Laboratory for Human Disease Models
Our laboratory has been creating humanized mice, by injecting human cord blood HSCs into immune-deficient NOD/SCID/Il2rgKO (NSG) newborns. Though the NSG humanized mouse model has enabled us to achieve high levels of human hematopoietic chimerism in multiple organs, limitations remain due to the species barrier between human immune cells and the mouse microenvironment. To overcome such limitations, in the past few years we have been developing mice with a more humanized microenvironment. We previously reported that human CD8+ T cells developed in HLA class I expressing NSG mice exhibited HLA-restricted functions such as cytokine production and cytotoxicity through recognition of EBV-infected B cells (Shultz, Saito, et al., PNAS 2010). Currently, we have been evaluating whether the HLA-expressing humanized mice could be a model to evaluate immune-therapy for malignancies.

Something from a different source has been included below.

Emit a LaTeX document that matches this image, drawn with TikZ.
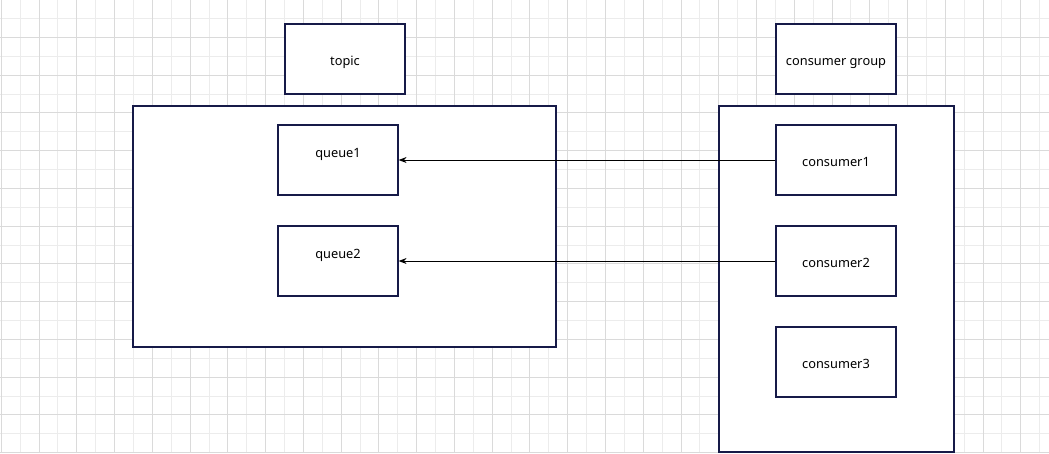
\documentclass[tikz,border=0pt]{standalone}
\usepackage{fontspec}
\setmainfont{Noto Sans}
\usetikzlibrary{arrows.meta}
\definecolor{navy}{RGB}{22,26,72}
\definecolor{gridmaj}{RGB}{218,218,218}
\definecolor{gridmin}{RGB}{236,236,236}
\tikzset{
  box/.style={draw=navy, line width=1.2pt, fill=white, minimum width=120pt, minimum height=70pt, inner sep=0pt},
  bigbox/.style={draw=navy, line width=1.2pt, fill=white},
  lbl/.style={font=\fontsize{12.8}{15}\selectfont, text=black, inner sep=0pt, anchor=base},
  conn/.style={black, line width=0.9pt, -{Stealth[length=8pt,width=6pt]}}
}
\begin{document}
\begin{tikzpicture}[x=1pt,y=-1pt]
\useasboundingbox (0,0) rectangle (1049,453);
\fill[white] (0,0) rectangle (1049,453);
% grid
\foreach \i in {0,...,27} {
  \draw[gridmin, line width=0.8pt] ({20.12+37.76*\i},0) -- ({20.12+37.76*\i},453);
}
\foreach \i in {0,...,11} {
  \draw[gridmin, line width=0.8pt] (0,{18.38+37.76*\i}) -- (1049,{18.38+37.76*\i});
}
\foreach \i in {0,...,27} {
  \draw[gridmaj, line width=0.8pt] ({1.24+37.76*\i},0) -- ({1.24+37.76*\i},453);
}
\foreach \i in {0,...,12} {
  \draw[gridmaj, line width=0.8pt] (0,{-0.5+37.76*\i}) -- (1049,{-0.5+37.76*\i});
}
% topic side
\node[box] (topic) at (345,59) {};
\node[lbl] (topict) at (345,65.5) {topic};
\draw[bigbox] (133,106) rectangle (556,347);
\node[box] (q1) at (338,160) {};
\node[lbl] (q1t) at (338,157.5) {queue1};
\node[box] (q2) at (338,261) {};
\node[lbl] (q2t) at (338,258.5) {queue2};
% consumer side
\node[box] (cg) at (836,59) {};
\node[lbl] (cgt) at (836,65.5) {consumer group};
\draw[bigbox] (719,106) rectangle (954,452);
\node[box] (c1) at (836,160) {};
\node[lbl] (c1t) at (836,166.5) {consumer1};
\node[box] (c2) at (836,261) {};
\node[lbl] (c2t) at (836,267.5) {consumer2};
\node[box] (c3) at (836,362) {};
\node[lbl] (c3t) at (836,368.5) {consumer3};
% connectors
\draw[conn] (c1.west) -- (q1.east);
\draw[conn] (c2.west) -- (q2.east);
\end{tikzpicture}
\end{document}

In human leukemia research, to date, we reported that CD34+CD38- AML cells are largely cell cycle quiescent and are resistant to chemotherapy (Nature Biotechnology, 2007 & 2010). Furthermore, we found that HCK, a Src family kinase, was over-represented in human AML CD34+CD38- cells compared with normal CD34+CD38- HSCs (Science Translational Medicine 2010). Through large-scale library screening and in silico simulation for binding between HCK and small molecules, we identified a pyrrolo-pyrimidine compound, RK-20449, that can bind the ATP binding site of HCK and efficiently inhibit kinase activity of HCK. From in vitro experiments using 25 AML patient samples, we found that RK-20449 was effective especially against FLT3-ITD mutated AML cells. Finally, by using FLT3-ITD mutated AML engrafted humanized mice, we confirmed that in vivo administration of RK-20449 could almost completely eliminate human AML cells in the recipient circulation and in the recipient bone marrow. We concluded that RK-20449 is a promising agent for targeting FLT3-ITD mutated AML stem cells (Saito et al. Science Translational Medicine 2013).
Figure: A pyrrolo-pyrimidine compound eliminates human AML stem cells.
Histopathological examination with HE staining and immunohistochemical staining demonstrated that in vivo administration of RK-20449 resulted in elimination of human AML cells in NSG bone marrow over time. Normal mouse erythrocytes and myeloid cells recovered at day 6 and at day 13 while the number of human AML cells in the bone marrow was decreased. Human AML cells were stained with an anti-hCD45 antibody (brown).